Industrial landscape with different energy resources. Sustainable development. (iStock Photo)
Industrial landscape with different energy resources. Sustainable development. (iStock Photo)
An industrial landscape with a range of different energy sources. (iStock image)
An industrial landscape with a range of different energy sources. (iStock image)

On Monday, President Barack Obama announced the Environmental Protection Agency’s new Clean Power Plan, an ambitious set of regulations designed to cut the United States’ carbon emissions while encouraging energy from renewable sources. UConn Today asked UConn Law professor Joseph MacDougald, the Strasser Fellow in Environmental Law and executive director of the Center for Energy & Environmental Law, to discuss the new plan.

Is the Clean Power Plan a big deal?

The Clean Power Plan is a huge deal! Carbon emissions and climate change are the most serious energy and environmental challenges of our age and this is the first aggressive, national policy that actually reduces greenhouse gas emissions from large power plants, the largest emitters of carbon dioxide. If followed, by 2030 the plan will reduce our emissions from these sources to two-thirds of the 2005 levels.

So, what is the Clean Power Plan?

The Clean Power Plan is a regulation, made by the Environmental Protection Agency, to set state-by-state standards for carbon emissions from existing power plants, ultimately reducing greenhouse gas emissions as well as soot and other pollutants.
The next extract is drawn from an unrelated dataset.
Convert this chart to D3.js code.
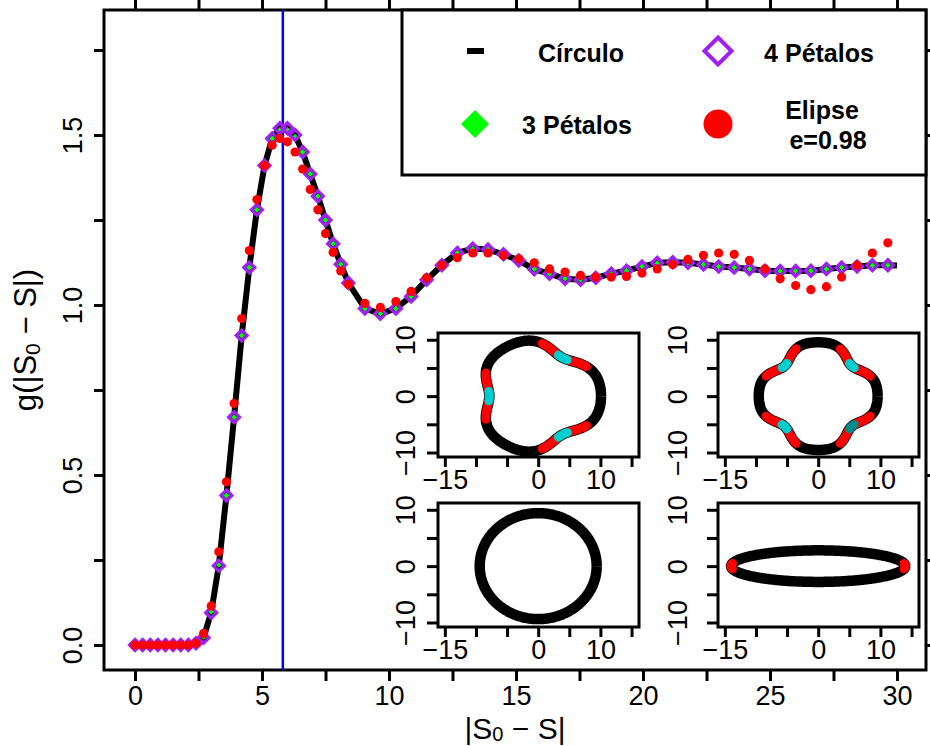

While the final regulation runs 1,560 pages, in the big picture, it’s pretty simple. The plan uses an existing part of the Clean Air Act to set a state’s general emissions targets, yet the states themselves create the plans to reach that target. This type of approach is used throughout the environmental laws and is called cooperative federalism.

How will the states make their plans?

The EPA’s announcement also includes guidelines to help each state craft their implementation plan. Aside from reductions, these guidelines also encourage increasing efficiency and expanding renewable power sources, like solar and wind. This flexible approach is important because each state has a different power mix and will need different solutions.

Why is this happening now?

There are several possible reasons. One unsurprising answer from a law professor is “the law.” In 2007, the Supreme Court held in Massachusetts v. EPA that carbon dioxide, the primary greenhouse gas, could be regulated under the Clean Air Act. Like knocking down the first domino in a long line, that ruling created the authority for the EPA to act; that authority triggered the EPA regulatory development process; and that process finally led to the Clean Power Plan. Another answer is presidential priority. President Obama has been giving a series of speeches highlighting his belief that climate policy needs immediate action, stating on Monday that we are the first generation to experience the effects of climate change and the last to be able to do something about it. A third reason is international. This fall, the United Nations will convene a major climate conference in Paris. These conferences are the venue for international climate agreements. It’s reasonable to suspect that federal officials believe this new regulation will give the United States leverage in negotiating with other countries.

Do you anticipate legal challenges?

Absolutely! Several states and coal companies already tried to sue the EPA over this very plan when it was announced just as a draft. Since a court generally won’t rule on draft proposals, only final agency decisions, the suit was dismissed. That all changes with the final rule announcement, and I wouldn’t be at all surprised to learn that a new lawsuit has already been filed.

Would you expect the Supreme Court to rule on the plan?

It’s too early to tell. The Supreme Court, unlike a regular trial court, does not hear every case it receives. It tends to hear those cases where other courts reach different conclusions in similar cases or where cases present important legal or national issues. However, the court has been active in hearing cases challenging EPA’s emissions rules, including two recent cases where the court struck down or limited EPA’s emissions programs in other areas. Given the court’s interest, I wouldn’t be surprised to find the plan in front of the court someday, depending on how any lower rulings develop.

What does this all mean for Connecticut?

All states will be affected, but since Connecticut receives almost half its electricity from nuclear power, which does not generate carbon dioxide, and since we are already part of the Regional Greenhouse Gas Initiative, a multi-state partnership that has capped our carbon growth, Connecticut is probably better prepared than most states for this new plan.